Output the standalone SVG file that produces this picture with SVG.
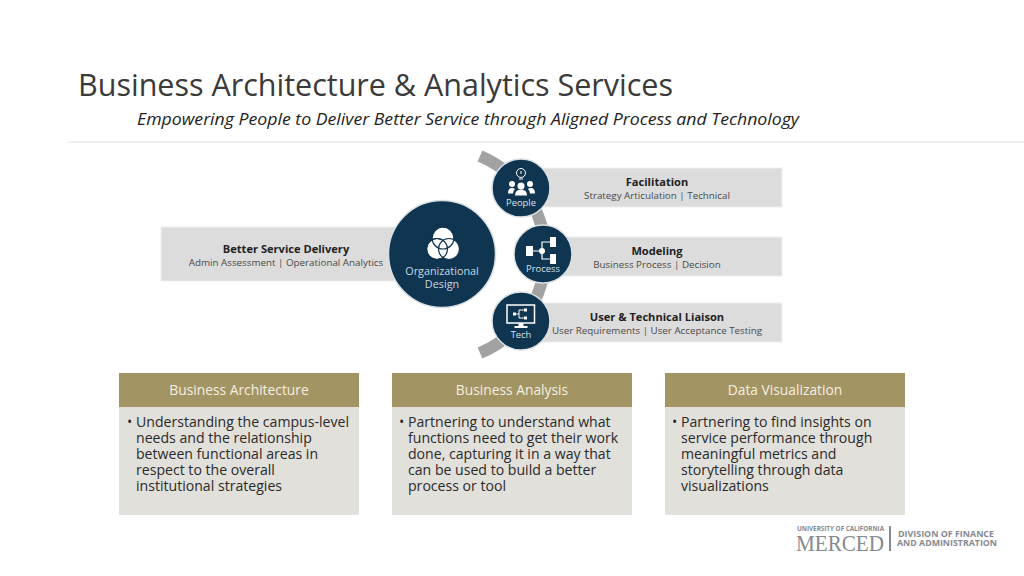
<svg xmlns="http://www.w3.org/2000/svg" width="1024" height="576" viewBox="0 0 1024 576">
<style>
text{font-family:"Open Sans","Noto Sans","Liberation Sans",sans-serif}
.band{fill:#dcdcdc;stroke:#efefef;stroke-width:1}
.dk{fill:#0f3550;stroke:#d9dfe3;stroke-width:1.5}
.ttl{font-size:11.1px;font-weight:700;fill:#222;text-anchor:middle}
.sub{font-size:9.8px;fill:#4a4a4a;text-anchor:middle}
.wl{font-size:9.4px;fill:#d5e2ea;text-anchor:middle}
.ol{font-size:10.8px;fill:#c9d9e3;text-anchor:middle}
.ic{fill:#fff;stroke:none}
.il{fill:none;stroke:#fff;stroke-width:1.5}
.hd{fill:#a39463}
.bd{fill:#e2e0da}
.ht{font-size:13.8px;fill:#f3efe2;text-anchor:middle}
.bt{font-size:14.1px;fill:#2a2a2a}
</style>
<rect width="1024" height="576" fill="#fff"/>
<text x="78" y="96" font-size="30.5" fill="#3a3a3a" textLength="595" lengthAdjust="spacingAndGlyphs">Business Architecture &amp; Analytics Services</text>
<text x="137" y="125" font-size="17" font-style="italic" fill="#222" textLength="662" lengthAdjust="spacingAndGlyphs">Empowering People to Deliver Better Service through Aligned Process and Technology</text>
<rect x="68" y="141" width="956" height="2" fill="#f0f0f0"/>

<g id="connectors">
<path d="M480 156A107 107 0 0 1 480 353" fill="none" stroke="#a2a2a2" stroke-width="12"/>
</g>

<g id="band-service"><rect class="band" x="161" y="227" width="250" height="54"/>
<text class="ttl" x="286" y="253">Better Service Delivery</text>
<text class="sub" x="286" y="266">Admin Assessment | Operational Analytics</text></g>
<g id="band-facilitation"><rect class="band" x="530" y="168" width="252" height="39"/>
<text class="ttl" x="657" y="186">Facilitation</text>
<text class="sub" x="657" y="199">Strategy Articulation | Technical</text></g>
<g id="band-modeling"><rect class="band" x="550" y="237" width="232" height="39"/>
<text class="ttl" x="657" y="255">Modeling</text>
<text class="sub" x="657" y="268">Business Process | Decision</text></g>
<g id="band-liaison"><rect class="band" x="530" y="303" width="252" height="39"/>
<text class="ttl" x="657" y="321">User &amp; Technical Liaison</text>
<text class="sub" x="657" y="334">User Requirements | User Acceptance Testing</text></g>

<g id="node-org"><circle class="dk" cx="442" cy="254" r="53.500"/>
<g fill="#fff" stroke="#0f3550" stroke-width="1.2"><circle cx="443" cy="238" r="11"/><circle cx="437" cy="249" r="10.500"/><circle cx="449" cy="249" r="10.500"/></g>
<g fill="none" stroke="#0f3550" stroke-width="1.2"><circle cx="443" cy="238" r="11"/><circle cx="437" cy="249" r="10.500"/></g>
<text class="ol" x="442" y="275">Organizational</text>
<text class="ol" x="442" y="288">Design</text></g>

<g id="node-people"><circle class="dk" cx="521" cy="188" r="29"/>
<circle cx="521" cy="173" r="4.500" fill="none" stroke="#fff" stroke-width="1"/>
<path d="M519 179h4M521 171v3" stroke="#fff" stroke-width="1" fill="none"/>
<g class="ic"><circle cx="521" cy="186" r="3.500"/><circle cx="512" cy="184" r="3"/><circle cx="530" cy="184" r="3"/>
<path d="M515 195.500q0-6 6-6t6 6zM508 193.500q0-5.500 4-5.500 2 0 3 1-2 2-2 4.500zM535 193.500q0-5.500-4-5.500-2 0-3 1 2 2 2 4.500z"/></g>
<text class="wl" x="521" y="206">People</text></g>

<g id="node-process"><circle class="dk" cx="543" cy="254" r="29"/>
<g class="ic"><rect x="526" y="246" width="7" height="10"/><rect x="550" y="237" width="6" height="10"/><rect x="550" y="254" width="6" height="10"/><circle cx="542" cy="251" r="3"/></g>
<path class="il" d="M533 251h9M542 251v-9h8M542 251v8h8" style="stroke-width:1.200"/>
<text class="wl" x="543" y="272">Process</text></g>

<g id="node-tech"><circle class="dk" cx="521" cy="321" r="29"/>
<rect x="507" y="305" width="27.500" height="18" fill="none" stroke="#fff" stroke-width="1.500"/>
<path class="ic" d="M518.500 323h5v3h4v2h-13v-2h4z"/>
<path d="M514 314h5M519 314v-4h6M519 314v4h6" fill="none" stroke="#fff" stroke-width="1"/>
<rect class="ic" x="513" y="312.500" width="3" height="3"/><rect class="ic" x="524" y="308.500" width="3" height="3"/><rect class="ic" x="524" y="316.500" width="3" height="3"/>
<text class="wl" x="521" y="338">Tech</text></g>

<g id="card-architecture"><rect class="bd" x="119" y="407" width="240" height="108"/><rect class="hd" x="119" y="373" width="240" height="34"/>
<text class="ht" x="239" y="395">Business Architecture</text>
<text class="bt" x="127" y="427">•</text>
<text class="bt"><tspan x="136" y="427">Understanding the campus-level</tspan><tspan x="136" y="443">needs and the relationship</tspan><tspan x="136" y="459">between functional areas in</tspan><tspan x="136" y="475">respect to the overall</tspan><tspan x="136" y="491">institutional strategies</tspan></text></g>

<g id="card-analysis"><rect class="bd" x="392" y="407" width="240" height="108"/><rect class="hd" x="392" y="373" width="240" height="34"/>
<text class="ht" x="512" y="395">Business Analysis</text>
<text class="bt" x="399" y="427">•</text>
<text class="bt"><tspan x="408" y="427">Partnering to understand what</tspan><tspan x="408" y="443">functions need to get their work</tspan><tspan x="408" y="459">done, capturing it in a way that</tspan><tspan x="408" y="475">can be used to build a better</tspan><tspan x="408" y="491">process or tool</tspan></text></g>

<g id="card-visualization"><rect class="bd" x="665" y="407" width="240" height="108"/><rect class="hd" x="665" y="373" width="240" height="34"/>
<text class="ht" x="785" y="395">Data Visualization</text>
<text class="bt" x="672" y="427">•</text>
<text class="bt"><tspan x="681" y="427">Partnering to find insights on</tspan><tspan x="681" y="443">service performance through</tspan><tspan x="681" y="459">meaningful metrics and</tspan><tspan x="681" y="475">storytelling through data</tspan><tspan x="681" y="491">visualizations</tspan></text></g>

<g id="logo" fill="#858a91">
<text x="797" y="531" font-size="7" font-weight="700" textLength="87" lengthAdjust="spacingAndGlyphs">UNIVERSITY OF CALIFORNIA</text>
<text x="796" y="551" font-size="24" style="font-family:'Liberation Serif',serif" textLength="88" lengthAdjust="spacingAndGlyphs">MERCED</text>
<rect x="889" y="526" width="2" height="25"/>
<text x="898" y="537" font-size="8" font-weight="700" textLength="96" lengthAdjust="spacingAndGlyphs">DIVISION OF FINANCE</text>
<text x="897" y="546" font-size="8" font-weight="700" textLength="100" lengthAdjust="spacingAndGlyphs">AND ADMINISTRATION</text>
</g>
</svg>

(The exercise): The data above needs to be retyped exactly, with the images left out.

(Result for this task):
Output the standalone SVG file that produces this picture with SVG.
<svg xmlns="http://www.w3.org/2000/svg" width="1024" height="576" viewBox="0 0 1024 576">
<style>
text{font-family:"Open Sans","Noto Sans","Liberation Sans",sans-serif}
.band{fill:#dcdcdc;stroke:#efefef;stroke-width:1}
.dk{fill:#0f3550;stroke:#d9dfe3;stroke-width:1.5}
.ttl{font-size:11.1px;font-weight:700;fill:#222;text-anchor:middle}
.sub{font-size:9.8px;fill:#4a4a4a;text-anchor:middle}
.wl{font-size:9.4px;fill:#d5e2ea;text-anchor:middle}
.ol{font-size:10.8px;fill:#c9d9e3;text-anchor:middle}
.ic{fill:#fff;stroke:none}
.il{fill:none;stroke:#fff;stroke-width:1.5}
.hd{fill:#a39463}
.bd{fill:#e2e0da}
.ht{font-size:13.8px;fill:#f3efe2;text-anchor:middle}
.bt{font-size:14.1px;fill:#2a2a2a}
</style>
<rect width="1024" height="576" fill="#fff"/>
<text x="78" y="96" font-size="30.5" fill="#3a3a3a" textLength="595" lengthAdjust="spacingAndGlyphs">Business Architecture &amp; Analytics Services</text>
<text x="137" y="125" font-size="17" font-style="italic" fill="#222" textLength="662" lengthAdjust="spacingAndGlyphs">Empowering People to Deliver Better Service through Aligned Process and Technology</text>
<rect x="68" y="141" width="956" height="2" fill="#f0f0f0"/>

<g id="connectors">
<path d="M480 156A107 107 0 0 1 480 353" fill="none" stroke="#a2a2a2" stroke-width="12"/>
</g>

<g id="band-service"><rect class="band" x="161" y="227" width="250" height="54"/>
<text class="ttl" x="286" y="253">Better Service Delivery</text>
<text class="sub" x="286" y="266">Admin Assessment | Operational Analytics</text></g>
<g id="band-facilitation"><rect class="band" x="530" y="168" width="252" height="39"/>
<text class="ttl" x="657" y="186">Facilitation</text>
<text class="sub" x="657" y="199">Strategy Articulation | Technical</text></g>
<g id="band-modeling"><rect class="band" x="550" y="237" width="232" height="39"/>
<text class="ttl" x="657" y="255">Modeling</text>
<text class="sub" x="657" y="268">Business Process | Decision</text></g>
<g id="band-liaison"><rect class="band" x="530" y="303" width="252" height="39"/>
<text class="ttl" x="657" y="321">User &amp; Technical Liaison</text>
<text class="sub" x="657" y="334">User Requirements | User Acceptance Testing</text></g>

<g id="node-org"><circle class="dk" cx="442" cy="254" r="53.500"/>
<g fill="#fff" stroke="#0f3550" stroke-width="1.2"><circle cx="443" cy="238" r="11"/><circle cx="437" cy="249" r="10.500"/><circle cx="449" cy="249" r="10.500"/></g>
<g fill="none" stroke="#0f3550" stroke-width="1.2"><circle cx="443" cy="238" r="11"/><circle cx="437" cy="249" r="10.500"/></g>
<text class="ol" x="442" y="275">Organizational</text>
<text class="ol" x="442" y="288">Design</text></g>

<g id="node-people"><circle class="dk" cx="521" cy="188" r="29"/>
<circle cx="521" cy="173" r="4.500" fill="none" stroke="#fff" stroke-width="1"/>
<path d="M519 179h4M521 171v3" stroke="#fff" stroke-width="1" fill="none"/>
<g class="ic"><circle cx="521" cy="186" r="3.500"/><circle cx="512" cy="184" r="3"/><circle cx="530" cy="184" r="3"/>
<path d="M515 195.500q0-6 6-6t6 6zM508 193.500q0-5.500 4-5.500 2 0 3 1-2 2-2 4.500zM535 193.500q0-5.500-4-5.500-2 0-3 1 2 2 2 4.500z"/></g>
<text class="wl" x="521" y="206">People</text></g>

<g id="node-process"><circle class="dk" cx="543" cy="254" r="29"/>
<g class="ic"><rect x="526" y="246" width="7" height="10"/><rect x="550" y="237" width="6" height="10"/><rect x="550" y="254" width="6" height="10"/><circle cx="542" cy="251" r="3"/></g>
<path class="il" d="M533 251h9M542 251v-9h8M542 251v8h8" style="stroke-width:1.200"/>
<text class="wl" x="543" y="272">Process</text></g>

<g id="node-tech"><circle class="dk" cx="521" cy="321" r="29"/>
<rect x="507" y="305" width="27.500" height="18" fill="none" stroke="#fff" stroke-width="1.500"/>
<path class="ic" d="M518.500 323h5v3h4v2h-13v-2h4z"/>
<path d="M514 314h5M519 314v-4h6M519 314v4h6" fill="none" stroke="#fff" stroke-width="1"/>
<rect class="ic" x="513" y="312.500" width="3" height="3"/><rect class="ic" x="524" y="308.500" width="3" height="3"/><rect class="ic" x="524" y="316.500" width="3" height="3"/>
<text class="wl" x="521" y="338">Tech</text></g>

<g id="card-architecture"><rect class="bd" x="119" y="407" width="240" height="108"/><rect class="hd" x="119" y="373" width="240" height="34"/>
<text class="ht" x="239" y="395">Business Architecture</text>
<text class="bt" x="127" y="427">•</text>
<text class="bt"><tspan x="136" y="427">Understanding the campus-level</tspan><tspan x="136" y="443">needs and the relationship</tspan><tspan x="136" y="459">between functional areas in</tspan><tspan x="136" y="475">respect to the overall</tspan><tspan x="136" y="491">institutional strategies</tspan></text></g>

<g id="card-analysis"><rect class="bd" x="392" y="407" width="240" height="108"/><rect class="hd" x="392" y="373" width="240" height="34"/>
<text class="ht" x="512" y="395">Business Analysis</text>
<text class="bt" x="399" y="427">•</text>
<text class="bt"><tspan x="408" y="427">Partnering to understand what</tspan><tspan x="408" y="443">functions need to get their work</tspan><tspan x="408" y="459">done, capturing it in a way that</tspan><tspan x="408" y="475">can be used to build a better</tspan><tspan x="408" y="491">process or tool</tspan></text></g>

<g id="card-visualization"><rect class="bd" x="665" y="407" width="240" height="108"/><rect class="hd" x="665" y="373" width="240" height="34"/>
<text class="ht" x="785" y="395">Data Visualization</text>
<text class="bt" x="672" y="427">•</text>
<text class="bt"><tspan x="681" y="427">Partnering to find insights on</tspan><tspan x="681" y="443">service performance through</tspan><tspan x="681" y="459">meaningful metrics and</tspan><tspan x="681" y="475">storytelling through data</tspan><tspan x="681" y="491">visualizations</tspan></text></g>

<g id="logo" fill="#858a91">
<text x="797" y="531" font-size="7" font-weight="700" textLength="87" lengthAdjust="spacingAndGlyphs">UNIVERSITY OF CALIFORNIA</text>
<text x="796" y="551" font-size="24" style="font-family:'Liberation Serif',serif" textLength="88" lengthAdjust="spacingAndGlyphs">MERCED</text>
<rect x="889" y="526" width="2" height="25"/>
<text x="898" y="537" font-size="8" font-weight="700" textLength="96" lengthAdjust="spacingAndGlyphs">DIVISION OF FINANCE</text>
<text x="897" y="546" font-size="8" font-weight="700" textLength="100" lengthAdjust="spacingAndGlyphs">AND ADMINISTRATION</text>
</g>
</svg>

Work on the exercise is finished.